__Directive__
Exactly and only the lines from the one containing "Emit a Python" through the one containing "sort=False)" belong in your copy. Pictures do not.

__Given entries__
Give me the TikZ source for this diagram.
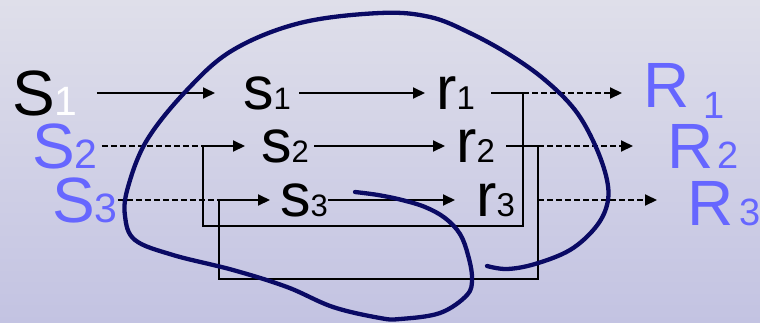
\documentclass[tikz,border=0pt]{standalone}
\usepackage{fontspec}
\setmainfont{Liberation Sans}
\usetikzlibrary{arrows.meta, positioning, calc}
\definecolor{SlideTop}{RGB}{223,223,234}
\definecolor{SlideBot}{RGB}{195,195,226}
\definecolor{SigBlue}{RGB}{102,102,255}
\definecolor{LoopBlue}{RGB}{10,10,100}
\newcommand{\subnum}[2][34]{{\fontsize{#1}{#1}\selectfont #2}}
\tikzset{
  >=latex,
  % etichette
  sig/.style={inner sep=0pt, anchor=west, font=\fontsize{64}{64}\selectfont},
  sig in/.style={sig, SigBlue},
  unit/.style={inner sep=0pt, anchor=west, font=\fontsize{61}{61}\selectfont},
  % connessioni
  connect/.style={line width=2pt},
  connect arrow/.style={connect, -{Triangle[length=12pt,width=11pt]}},
  dashed connect/.style={connect, dash pattern=on 6pt off 3pt},
  dashed arrow/.style={connect arrow, dash pattern=on 6pt off 3pt},
  brain/.style={LoopBlue, line width=4.3pt, line cap=round, line join=round}
}

\begin{document}
\begin{tikzpicture}[x=1pt, y=-1pt]
    \shade[top color=SlideTop, bottom color=SlideBot] (0,0) rectangle (760,322);
    \useasboundingbox (0,0) rectangle (760,322);
    % ingressi
    \node[sig] (S1) at (12,93) {S{\color{white}\subnum[41]{1}}};
    \node[sig in] (S2) at (32,146) {S\subnum[41]{2}};
    \node[sig in] (S3) at (52,200) {S\subnum[41]{3}};
    % unita
    \node[unit] (s1) at (243,93) {s\subnum[31]{1}};
    \node[unit] (s2) at (261,146) {s\subnum[31]{2}};
    \node[unit] (s3) at (280,200) {s\subnum[31]{3}};
    \node[unit] (r1) at (436,93) {r\subnum[33]{1}};
    \node[unit] (r2) at (456,146) {r\subnum[33]{2}};
    \node[unit] (r3) at (476,200) {r\subnum[33]{3}};
    % uscite
    \node[sig in, anchor=base west] (R1) at (643,107) {R\hspace{14pt}\raisebox{-11pt}{\subnum[38]{1}}};
    \node[sig in, anchor=base west] (R2) at (667,168) {R\hspace{4pt}\subnum[38]{2}};
    \node[sig in, anchor=base west] (R3) at (687,225) {R\hspace{6pt}\subnum[38]{3}};
    % punti di ritorno
    \coordinate (k1) at (523,93);
    \coordinate (k2) at (538,146);
    \coordinate (f1) at (203,226);
    \coordinate (f2) at (219,279);
    \coordinate (k3) at ($(r3.east)+(23pt,0)$);
    % riga 1
    \draw[connect arrow] ([xshift=19pt]S1.east) -- ([xshift=-28pt]s1.west);
    \draw[connect arrow] ([xshift=8pt]s1.east) -- ([xshift=-11pt]r1.west);
    \draw[connect] ([xshift=16pt]r1.east) -- (k1);
    \draw[dashed arrow, shorten >=21pt] (k1) -- (k1 -| R1.west);
    \draw[connect arrow] (k1) |- (f1) |- ([xshift=-16pt]s2.west);
    % riga 2
    \draw[dashed connect] ([xshift=4pt]S2.east) -- (f1 |- s2.west);
    \draw[connect arrow] ([xshift=5pt]s2.east) -- ([xshift=-11pt]r2.west);
    \draw[connect] ([xshift=11pt]r2.east) -- (k2);
    \draw[dashed arrow, shorten >=34pt] (k2) -- (k2 -| R2.west);
    \draw[connect arrow] (k2) |- (f2) |- ([xshift=-10pt]s3.west);
    % riga 3
    \draw[dashed connect] (S3.east) -- (f2 |- s3.west);
    \draw[connect arrow] (s3.east) -- ([xshift=-21pt]r3.west);
    \draw[dashed arrow, shorten >=30pt] (k3) -- (k3 -| R3.west);
    % anello
    \draw[brain] plot[smooth, tension=0.6] coordinates {
      (355,192) (378,195) (402,200) (425,207) (445,218) (460,234) (468,255)
      (472,278) (467,295) (440,313) (400,319) (380,318) (333,307) (287,287)
      (233,270) (173,255) (135,240) (125,216) (128,187) (147,140) (187,90)
      (233,50) (300,23) (380,13) (430,17) (470,33) (510,55) (545,80)
      (575,110) (595,145) (607,180) (607,205) (595,228) (570,250) (535,264)
      (507,269) (487,266)};
\end{tikzpicture}
\end{document}
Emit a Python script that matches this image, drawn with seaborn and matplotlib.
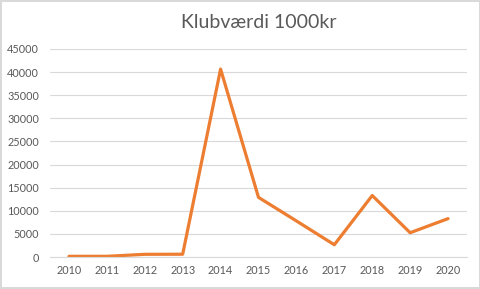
import matplotlib
matplotlib.use("Agg")
import matplotlib.pyplot as plt
import seaborn as sns
import pandas as pd

years = ["2010", "2011", "2012", "2013", "2014", "2015", "2016", "2017", "2018", "2019", "2020"]
values = [150, 150, 580, 600, 40650, 12900, 7800, 2650, 13300, 5250, 8300]
y_ticks = [0, 5000, 10000, 15000, 20000, 25000, 30000, 35000, 40000, 45000]
title = "Klubværdi 1000kr"

sns.set_theme(style="white")
plt.rcParams["font.family"] = ["Lato", "DejaVu Sans"]

df = pd.DataFrame({"year": years, "value": values})

W, H = 481, 289
fig = plt.figure(figsize=(W / 100, H / 100), dpi=100)
fig.patch.set_facecolor("white")
fig.patch.set_edgecolor("#D9D9D9")
fig.patch.set_linewidth(1.5)

ax = fig.add_axes([50 / W, 1 - 257 / H, (467 - 50) / W, (257 - 49) / H])
sns.lineplot(data=df, x="year", y="value", ax=ax, color="#ED7D31", linewidth=2.3,
             sort=False)

ax.set_xlim(-0.5, len(years) - 0.5)
ax.set_ylim(0, 45000)
ax.set_yticks(y_ticks)
ax.set_yticklabels([str(v) for v in y_ticks])
ax.grid(axis="y", color="#D9D9D9", linewidth=0.8)
ax.set_axisbelow(True)
for s in ["top", "right", "left"]:
    ax.spines[s].set_visible(False)
ax.spines["bottom"].set_color("#D9D9D9")
ax.spines["bottom"].set_linewidth(0.8)
ax.tick_params(axis="both", length=0, labelsize=7.8, colors="#595959")
ax.tick_params(axis="y", pad=8)
ax.tick_params(axis="x", pad=6)
ax.set_xlabel("")
ax.set_ylabel("")
fig.text((50 + 467) / 2 / W, 1 - 22 / H, title, ha="center", va="center",
         fontsize=14, color="#595959")

fig.savefig("out.png", dpi=100, facecolor=fig.get_facecolor(), edgecolor=fig.get_edgecolor())
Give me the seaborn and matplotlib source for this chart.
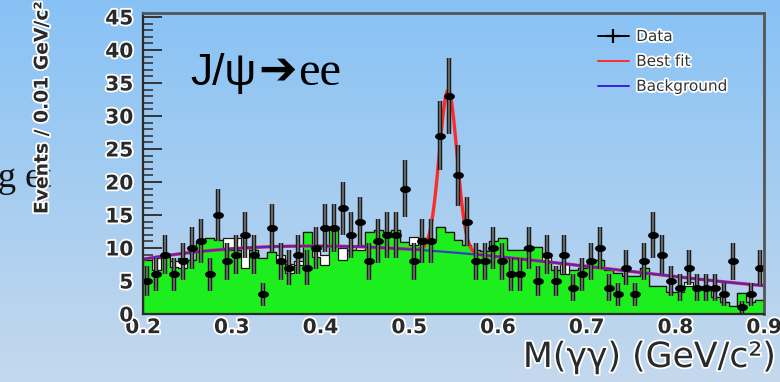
import numpy as np
import pandas as pd
import matplotlib
matplotlib.use("Agg")
import matplotlib.pyplot as plt
import matplotlib.patheffects as pe
from matplotlib.lines import Line2D
from matplotlib.ticker import MultipleLocator, FormatStrFormatter
import seaborn as sns

# ---- binning: M(gamma gamma) from 0.2 to 0.9 GeV/c^2 in 0.01 bins ----
mass_lo = 0.20
mass_hi = 0.90
bin_width = 0.01

# observed events per bin
data_counts = [5, 6, 9, 6, 8, 10, 11, 6, 15, 8,
               9, 12, 9, 3, 13, 8, 7, 9, 7, 10,
               13, 13, 16, 12, 14, 8, 11, 12, 12, 19,
               8, 11, 11, 27, 33, 21, 14, 8, 8, 10,
               8, 6, 6, 10, 5, 9, 5, 9, 4, 6,
               8, 10, 4, 3, 7, 3, 8, 12, 9, 5,
               4, 7, 4, 4, 4, 3, 8, 1, 3, 7]

# simulated background components (green = main component, white = total)
mc_green = [8.2, 6.7, 8.6, 7.1, 7.0, 8.2, 11.0, 11.5, 11.2, 9.7,
            9.7, 7.0, 9.7, 8.5, 9.4, 7.7, 6.2, 7.4, 12.4, 8.6,
            7.4, 13.0, 8.2, 9.7, 9.7, 12.4, 12.7, 12.4, 12.7, 10.9,
            10.5, 11.5, 11.0, 13.2, 12.4, 11.2, 10.5, 9.7, 9.6, 11.0,
            11.5, 9.7, 9.7, 10.2, 10.2, 8.0, 6.7, 6.0, 6.7, 7.0,
            7.9, 8.2, 6.7, 6.2, 5.7, 5.8, 6.9, 4.3, 4.3, 3.3,
            3.3, 4.2, 4.1, 3.9, 2.5, 1.8, 1.2, 3.2, 1.8, 2.1]
mc_total = [8.2, 8.5, 8.6, 8.0, 8.5, 8.2, 11.0, 11.5, 11.2, 11.5,
            11.5, 10.0, 9.7, 8.5, 9.4, 9.0, 7.5, 8.0, 12.4, 9.5,
            9.0, 13.0, 10.0, 9.7, 10.5, 12.4, 12.7, 12.4, 12.7, 10.9,
            11.7, 11.5, 11.0, 13.2, 12.4, 11.2, 10.5, 9.7, 9.6, 11.0,
            11.5, 9.7, 9.7, 10.2, 10.2, 9.0, 6.7, 7.7, 6.7, 7.0,
            7.9, 8.2, 6.7, 6.2, 5.7, 5.8, 6.9, 4.3, 4.3, 3.3,
            3.3, 4.8, 4.1, 3.9, 2.5, 1.8, 1.2, 3.2, 1.8, 2.1]

# fit result: cubic background in (M - 0.2) plus a Gaussian signal
bkg_coef = [8.3, 22.6, -72.1, 45.2]
sig_amp = 24.5
sig_mean = 0.544
sig_sigma = 0.0100

x_ticks_major = 0.1
y_ticks_major = 5

# ---------------------------------------------------------------------
n_bins = int(round((mass_hi - mass_lo) / bin_width))
edges = [round(mass_lo + i * bin_width, 4) for i in range(n_bins + 1)]
centers = np.array(edges[:-1]) + bin_width / 2
counts = np.array(data_counts, dtype=float)

hist_df = pd.DataFrame({"mass": centers, "green": mc_green, "total": mc_total})

xs = np.linspace(mass_lo, mass_hi, 1401)
t = xs - mass_lo
bkg_curve = sum(c * t ** k for k, c in enumerate(bkg_coef))
fit_curve = bkg_curve + sig_amp * np.exp(-0.5 * ((xs - sig_mean) / sig_sigma) ** 2)

sns.set_style("ticks")
plt.rcParams["font.family"] = ["DejaVu Sans"]

W, H = 780, 382
fig = plt.figure(figsize=(W / 100, H / 100), dpi=100)

# slide-style vertical gradient behind everything
bg = fig.add_axes([0, 0, 1, 1], zorder=-10)
top = np.array([0.53, 0.76, 0.96])
bot = np.array([0.77, 0.85, 0.93])
grad = np.linspace(0, 1, 256)[:, None, None] * (bot - top) + top
bg.imshow(np.repeat(grad, 4, axis=1), aspect="auto", extent=[0, 1, 0, 1])
bg.axis("off")

ax = fig.add_axes([143 / W, 1 - 314 / H, (764 - 143) / W, (314 - 13) / H])
ax.patch.set_alpha(0)

halo = [pe.withStroke(linewidth=2.6, foreground="white")]
ink = "#2a2a2a"

sns.histplot(data=hist_df, x="mass", weights="total", bins=edges, element="step", fill=True,
             color="white", edgecolor="#1a1a1a", linewidth=0.9, alpha=1, ax=ax, zorder=1)
sns.histplot(data=hist_df, x="mass", weights="green", bins=edges, element="step", fill=True,
             color="#1DEE1D", edgecolor="#111111", linewidth=0.9, alpha=1, ax=ax, zorder=2)

sns.lineplot(x=xs, y=fit_curve, color="#FF2B2B", linewidth=2.4, ax=ax, zorder=3)
sns.lineplot(x=xs, y=bkg_curve, color="#3A22DD", linewidth=1.6, alpha=0.85, ax=ax, zorder=4)

yerr = np.sqrt(counts)
ax.errorbar(centers, counts, yerr=yerr, fmt="none", ecolor="#1c1c1c",
            elinewidth=3.2, capsize=0, zorder=5)
ax.errorbar(centers, counts, yerr=yerr, fmt="none", ecolor=(1, 1, 1, 0.38),
            elinewidth=1.2, capsize=0, zorder=6)

theta = np.linspace(0, 2 * np.pi, 40)
ellipse = list(zip(1.7 * np.cos(theta), np.sin(theta)))
ax.plot(centers, counts, linestyle="none", marker=ellipse, markersize=6.8,
        color="black", zorder=7)

ax.set_xlim(mass_lo, mass_hi)
ax.set_ylim(0, 45.6)
ax.set_xlabel("")
ax.set_ylabel("")
ax.xaxis.set_major_locator(MultipleLocator(x_ticks_major))
ax.xaxis.set_minor_locator(MultipleLocator(0.02))
ax.yaxis.set_major_locator(MultipleLocator(y_ticks_major))
ax.yaxis.set_minor_locator(MultipleLocator(1))
ax.xaxis.set_major_formatter(FormatStrFormatter("%.1f"))
ax.yaxis.set_major_formatter(FormatStrFormatter("%d"))

ax.tick_params(axis="x", which="major", direction="in", length=6, width=1.3,
               color=ink, pad=3, labelsize=14.5, labelcolor=ink)
ax.tick_params(axis="x", which="minor", direction="in", length=3.5, width=1.1, color=ink)
ax.tick_params(axis="y", which="major", direction="in", length=14, width=1.3,
               color=ink, pad=7, labelsize=14.5, labelcolor=ink)
ax.tick_params(axis="y", which="minor", direction="in", length=7, width=1.1, color=ink)
for side, sp in ax.spines.items():
    sp.set_visible(True)
    sp.set_color(ink if side in ("left", "bottom") else "#555555")
    sp.set_linewidth(1.6 if side in ("left", "bottom") else 2.0)
    sp.set_zorder(8)

fig.canvas.draw()
for lbl in ax.get_xticklabels() + ax.get_yticklabels():
    lbl.set_fontweight("bold")
    lbl.set_path_effects(halo)

# axis titles
fig.text(-0.003, 1 - 187 / H, "g et", family=["Liberation Serif"], fontsize=26,
         color="#111111", va="baseline", ha="left", zorder=1)
fig.text(42 / W, 1 - 108 / H, "Events / 0.01 GeV/c²", rotation=90, fontsize=13.5,
         fontweight="bold", color=ink, ha="center", va="center", path_effects=halo)
fig.text(776 / W, 1 - 357 / H, "M(γγ) (GeV/c²)", fontsize=25, color=ink,
         ha="right", va="center", path_effects=halo)

# decay channel label
renderer = fig.canvas.get_renderer()
base_y = 1 - 85 / H
t1 = fig.text(190 / W, base_y, "J/ψ", family=["Liberation Sans"], fontsize=32,
              color="black", va="baseline")
x1 = t1.get_window_extent(renderer).x1
t2 = fig.text((x1 + 2) / W, base_y + 2 / H, "➔", family=["DejaVu Sans"],
              fontsize=33, color="black", va="baseline")
x2 = t2.get_window_extent(renderer).x1
fig.text((x2 + 1) / W, base_y, "ee", family=["Liberation Serif"], fontsize=35,
         color="black", va="baseline")

# legend
handles = [Line2D([], [], color="black", lw=1.4, marker="+", markersize=10, markeredgewidth=1.6),
           Line2D([], [], color="#FF2B2B", lw=1.4),
           Line2D([], [], color="#3A22DD", lw=1.4)]
leg = fig.legend(handles, ["Data", "Best fit", "Background"], loc="upper left",
                 bbox_to_anchor=(598 / W, 1 - 29 / H), frameon=False, fontsize=11,
                 handlelength=2.0, handletextpad=0.5, labelspacing=0.65,
                 borderpad=0, borderaxespad=0)
for txt in leg.get_texts():
    txt.set_color("#333333")
    txt.set_path_effects(halo)

fig.savefig("out.png", dpi=100)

__Written answer__
Emit a Python script that matches this image, drawn with seaborn and matplotlib.
import matplotlib
matplotlib.use("Agg")
import matplotlib.pyplot as plt
import seaborn as sns
import pandas as pd

years = ["2010", "2011", "2012", "2013", "2014", "2015", "2016", "2017", "2018", "2019", "2020"]
values = [150, 150, 580, 600, 40650, 12900, 7800, 2650, 13300, 5250, 8300]
y_ticks = [0, 5000, 10000, 15000, 20000, 25000, 30000, 35000, 40000, 45000]
title = "Klubværdi 1000kr"

sns.set_theme(style="white")
plt.rcParams["font.family"] = ["Lato", "DejaVu Sans"]

df = pd.DataFrame({"year": years, "value": values})

W, H = 481, 289
fig = plt.figure(figsize=(W / 100, H / 100), dpi=100)
fig.patch.set_facecolor("white")
fig.patch.set_edgecolor("#D9D9D9")
fig.patch.set_linewidth(1.5)

ax = fig.add_axes([50 / W, 1 - 257 / H, (467 - 50) / W, (257 - 49) / H])
sns.lineplot(data=df, x="year", y="value", ax=ax, color="#ED7D31", linewidth=2.3,
             sort=False)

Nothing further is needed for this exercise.